Pular para o conteúdo
maria do rocio vaz cabeca

Não mexa com a irmã mais nova

irmã

Quando éramos crianças, não pensávamos na felicidade. Apenas vivíamos e éramos felizes.

É preciso, vez ou outra, olhar para a infância, molhar o pé no riacho de águas rasas e tocar na saudade do tempo onde havia sol no coração. Foi assim que encontrei, numa fresta do passado, uma história cheia de fôlego.

Vivinha. Chamavam-na de Vivinha, como se o diminutivo fosse uma forma de protegê-la do mundo. Pequenina, magricela, parecia não dar conta das brincadeiras da vida. Sua miudeza vinha acompanhada de um sorriso fixo no rosto e olhos sempre atentos. Os cabelos loiros e lisos, fáceis de pentear, eram sua maior atração.

A boneca, que cabia na palma da mão, dormia numa cama azul, do tamanho dela, na mesa de cabeceira das Mariazinhas — duas irmãs tímidas que colecionavam “filhas”, ursos de pelúcia, jogos e livros num quarto cor-de-rosa. Lá havia tempo para todos os faz-de-conta e fantasias que se ensaiassem na imaginação das crianças.

Tudo ainda estava começando. Subir em árvores, colher camélias, comer amora no pé, correr descalça, fazer comidinha com flor, era o contentamento mais que suficiente.

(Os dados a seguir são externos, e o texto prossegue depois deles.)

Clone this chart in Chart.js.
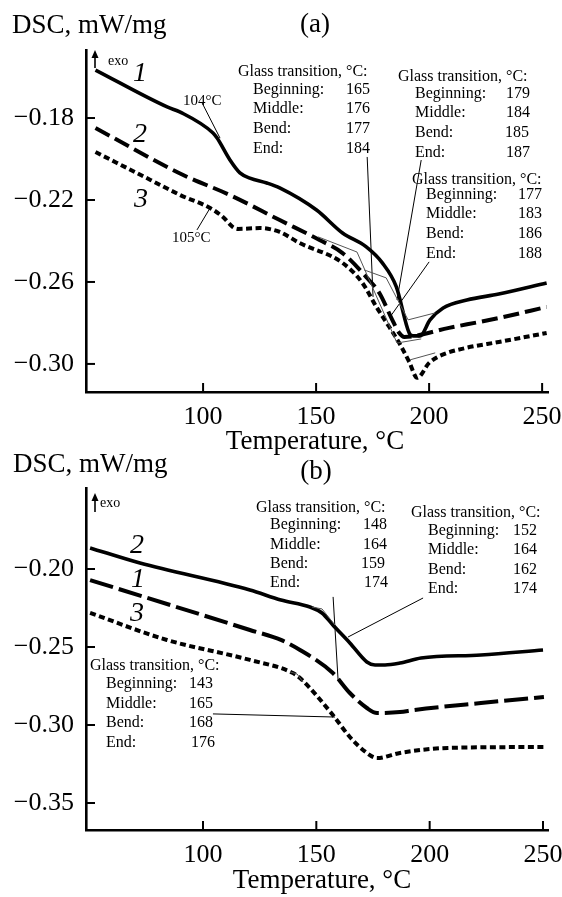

A escola veio cedo, como tinha que ser.

No inverno rigoroso de Curitiba, o Opala azul metálico do pai amanhecia coberto de gelo. Mesmo assim, lá iam elas, lancheiras a tiracolo, toucas Joana D’arc na cabeça, aventais de jeans com viés vermelho e nome bordado no peito. Guerreiras, já nos anos 70. Uma estreava no Jardim de Infância, a outra, no Pré-Escolar.

Mas o início não foi fácil. A irmã mais velha não queria ficar sozinha. Chorava, e fazia um escândalo comportado. Só entrava na sala de aula se a mais nova fosse com ela. Então, por alguns dias, as professoras permitiram que frequentassem a mesma turma, até que a coragem aparecesse.

Na hora do recreio, pão caseiro com doce de abóbora e leite com Nescau. Se sobrasse tempo, passeavam no jardim da Igreja do Redentor, onde os vitrais coloridos pareciam prometer os desejos mais secretos. Quando crescessem e encontrassem um amor, casariam lá.

Era “dia do brinquedo” no colégio e a pequena Vivinha, de vestido azul e branco, foi a escolhida para acompanhar as meninas. Meninos levavam carrinhos antigos e se largavam em corridas, muitas vezes, provocando acidentes. Bartolomeu, um piá grande e gritalhão, veio como o gigante Golias, espada em punho e cara de mau. Aproximou-se das duas e arrancou, com força, a boneca da irmã mais nova.

A primeira filha, pela lei dos pais, deveria dar o bom exemplo. Sua missão era ser boazinha e isso incluía não bater em ninguém. Mas ali, diante da afronta, assumiu o papel de justiceira. Reagiu enraivecida. Sentou uns socos no meliante mirim. Recuperou a boneca e a dignidade delas.

Ele que não se metesse com uma garotinha de cinco anos, que defenderia quem ama com toda a alma e valentia que nem sabia possuir.

“Dei uns ‘botetofes’ nele!”, confessou Maria, sem medo, em casa, referindo-se aos bofetões. E, para sua surpresa, em vez de castigo, ganhou uma estrelinha.

A mãe, orgulhosa, contaria por toda a vida a primeira história de enfrentamento feminino na família. Enfim, a coragem veio para ficar. O amor de irmãs simplesmente permanece: certo, inabalável, eterno.